## Material for the task
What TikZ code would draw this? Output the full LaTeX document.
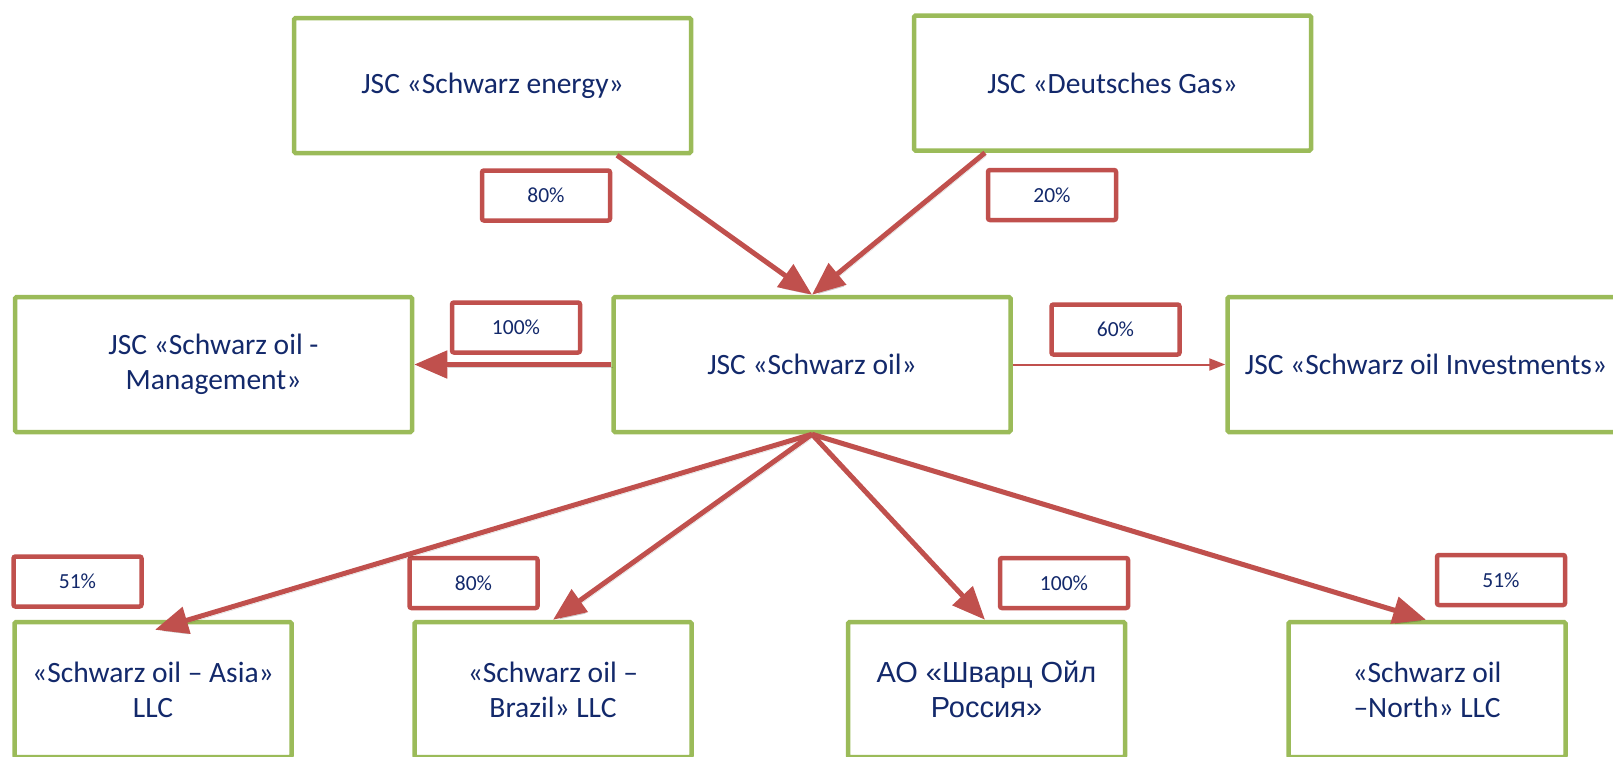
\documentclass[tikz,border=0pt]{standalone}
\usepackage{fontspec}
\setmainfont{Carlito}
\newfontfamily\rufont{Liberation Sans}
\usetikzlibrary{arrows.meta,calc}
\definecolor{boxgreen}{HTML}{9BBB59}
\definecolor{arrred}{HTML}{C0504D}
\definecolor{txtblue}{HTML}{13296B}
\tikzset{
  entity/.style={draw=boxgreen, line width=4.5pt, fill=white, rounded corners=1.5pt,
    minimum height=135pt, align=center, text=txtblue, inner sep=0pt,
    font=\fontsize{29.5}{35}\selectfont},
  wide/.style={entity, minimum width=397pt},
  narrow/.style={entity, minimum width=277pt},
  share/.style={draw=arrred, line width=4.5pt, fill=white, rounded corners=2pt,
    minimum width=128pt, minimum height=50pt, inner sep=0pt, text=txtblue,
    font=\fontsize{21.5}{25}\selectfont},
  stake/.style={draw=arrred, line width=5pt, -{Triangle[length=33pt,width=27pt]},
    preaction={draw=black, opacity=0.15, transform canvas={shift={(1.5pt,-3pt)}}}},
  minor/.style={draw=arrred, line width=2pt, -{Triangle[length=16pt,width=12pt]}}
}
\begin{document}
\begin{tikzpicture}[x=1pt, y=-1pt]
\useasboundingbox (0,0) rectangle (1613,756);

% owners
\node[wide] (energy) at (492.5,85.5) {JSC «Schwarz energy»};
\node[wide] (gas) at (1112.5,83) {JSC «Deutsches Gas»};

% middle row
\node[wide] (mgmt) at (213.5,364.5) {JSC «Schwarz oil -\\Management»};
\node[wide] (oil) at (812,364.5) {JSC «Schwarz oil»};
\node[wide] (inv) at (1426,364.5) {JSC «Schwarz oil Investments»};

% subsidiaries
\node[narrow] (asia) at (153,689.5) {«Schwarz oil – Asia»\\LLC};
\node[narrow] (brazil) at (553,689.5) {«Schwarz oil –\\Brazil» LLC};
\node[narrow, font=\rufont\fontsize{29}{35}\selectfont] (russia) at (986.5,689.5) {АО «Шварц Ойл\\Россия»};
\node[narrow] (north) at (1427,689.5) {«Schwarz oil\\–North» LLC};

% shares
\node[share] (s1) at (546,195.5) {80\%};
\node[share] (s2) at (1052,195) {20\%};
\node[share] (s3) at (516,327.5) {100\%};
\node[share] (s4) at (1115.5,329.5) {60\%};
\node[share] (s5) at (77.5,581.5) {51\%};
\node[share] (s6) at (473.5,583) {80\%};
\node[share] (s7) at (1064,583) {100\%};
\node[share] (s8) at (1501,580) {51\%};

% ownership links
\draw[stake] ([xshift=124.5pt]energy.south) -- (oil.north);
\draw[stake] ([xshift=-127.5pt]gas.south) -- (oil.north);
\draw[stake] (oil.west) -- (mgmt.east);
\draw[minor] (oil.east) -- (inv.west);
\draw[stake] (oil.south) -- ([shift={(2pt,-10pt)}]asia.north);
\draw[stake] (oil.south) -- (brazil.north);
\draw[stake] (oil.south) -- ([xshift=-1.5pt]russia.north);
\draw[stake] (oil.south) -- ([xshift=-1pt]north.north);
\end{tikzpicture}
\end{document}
...
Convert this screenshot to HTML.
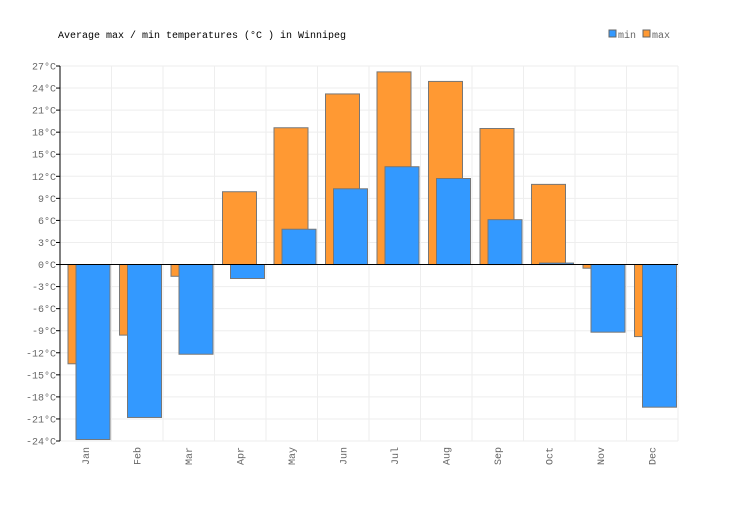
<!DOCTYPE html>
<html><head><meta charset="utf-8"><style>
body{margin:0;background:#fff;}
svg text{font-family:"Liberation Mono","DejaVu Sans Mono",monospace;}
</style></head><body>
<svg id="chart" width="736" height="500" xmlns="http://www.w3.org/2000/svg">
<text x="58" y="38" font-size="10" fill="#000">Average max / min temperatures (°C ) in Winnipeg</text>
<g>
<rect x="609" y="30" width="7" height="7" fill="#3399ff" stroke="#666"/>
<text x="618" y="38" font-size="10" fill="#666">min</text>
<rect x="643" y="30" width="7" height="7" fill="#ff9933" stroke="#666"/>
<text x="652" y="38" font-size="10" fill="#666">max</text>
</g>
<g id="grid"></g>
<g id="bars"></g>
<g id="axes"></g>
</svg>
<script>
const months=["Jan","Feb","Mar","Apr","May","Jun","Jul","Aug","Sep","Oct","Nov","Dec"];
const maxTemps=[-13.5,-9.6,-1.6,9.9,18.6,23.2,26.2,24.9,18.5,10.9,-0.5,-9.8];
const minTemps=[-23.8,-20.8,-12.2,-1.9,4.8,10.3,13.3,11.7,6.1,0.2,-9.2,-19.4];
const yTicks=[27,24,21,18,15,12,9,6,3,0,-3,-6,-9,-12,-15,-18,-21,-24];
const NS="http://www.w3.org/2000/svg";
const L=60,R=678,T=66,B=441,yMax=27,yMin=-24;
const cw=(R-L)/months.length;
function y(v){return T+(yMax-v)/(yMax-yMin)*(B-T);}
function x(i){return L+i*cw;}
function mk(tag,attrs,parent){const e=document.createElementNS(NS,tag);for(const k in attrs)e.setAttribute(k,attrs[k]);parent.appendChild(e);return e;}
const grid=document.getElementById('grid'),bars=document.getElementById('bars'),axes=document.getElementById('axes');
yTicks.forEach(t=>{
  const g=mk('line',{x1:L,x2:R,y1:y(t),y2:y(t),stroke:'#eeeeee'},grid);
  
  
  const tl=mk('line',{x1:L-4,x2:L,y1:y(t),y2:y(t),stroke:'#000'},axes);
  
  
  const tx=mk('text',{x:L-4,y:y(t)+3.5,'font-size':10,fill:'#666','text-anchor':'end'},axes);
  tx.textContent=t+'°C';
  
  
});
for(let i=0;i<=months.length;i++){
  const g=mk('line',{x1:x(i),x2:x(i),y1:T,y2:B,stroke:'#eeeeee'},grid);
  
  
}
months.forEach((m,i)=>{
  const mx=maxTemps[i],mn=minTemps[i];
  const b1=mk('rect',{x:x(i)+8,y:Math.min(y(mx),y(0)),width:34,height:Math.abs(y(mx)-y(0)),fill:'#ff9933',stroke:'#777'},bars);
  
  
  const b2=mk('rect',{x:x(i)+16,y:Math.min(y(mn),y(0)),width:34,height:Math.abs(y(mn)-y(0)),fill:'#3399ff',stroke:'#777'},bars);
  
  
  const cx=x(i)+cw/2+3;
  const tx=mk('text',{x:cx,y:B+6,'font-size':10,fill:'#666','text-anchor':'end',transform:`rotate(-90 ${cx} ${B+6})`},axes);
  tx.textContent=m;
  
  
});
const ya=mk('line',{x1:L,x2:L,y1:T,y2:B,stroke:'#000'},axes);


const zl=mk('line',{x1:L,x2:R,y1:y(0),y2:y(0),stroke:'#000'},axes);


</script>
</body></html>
---
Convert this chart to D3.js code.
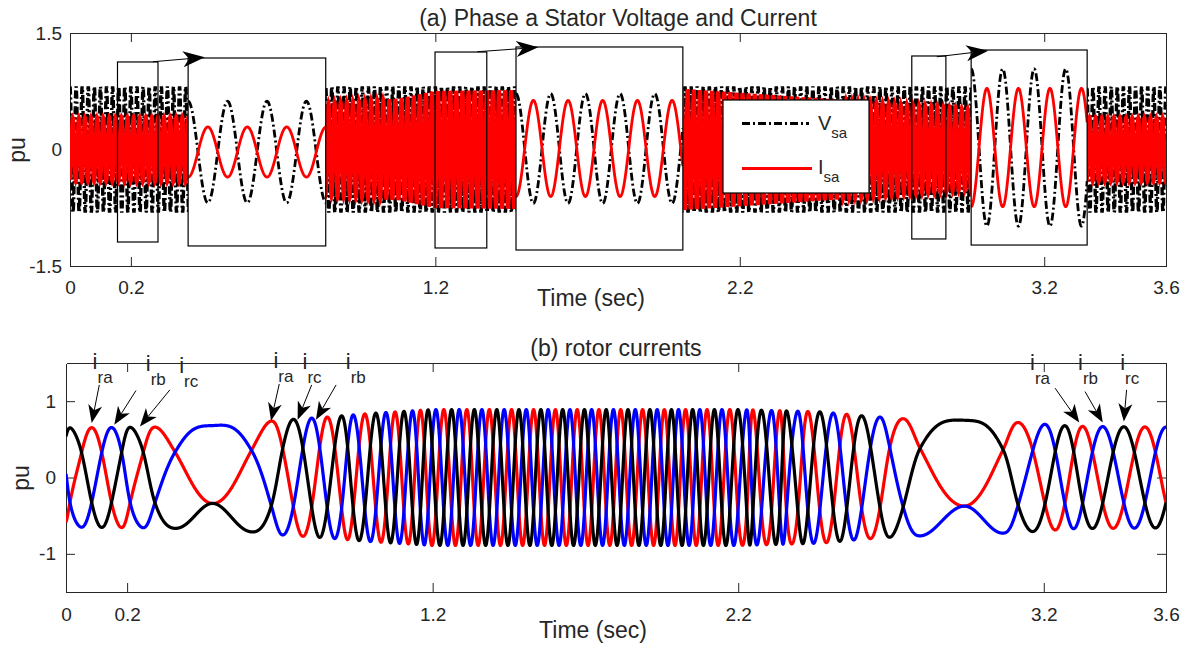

## Written task
Determine how many lines above contain "Convert" as a word or string. Give the number alone.

## Output
2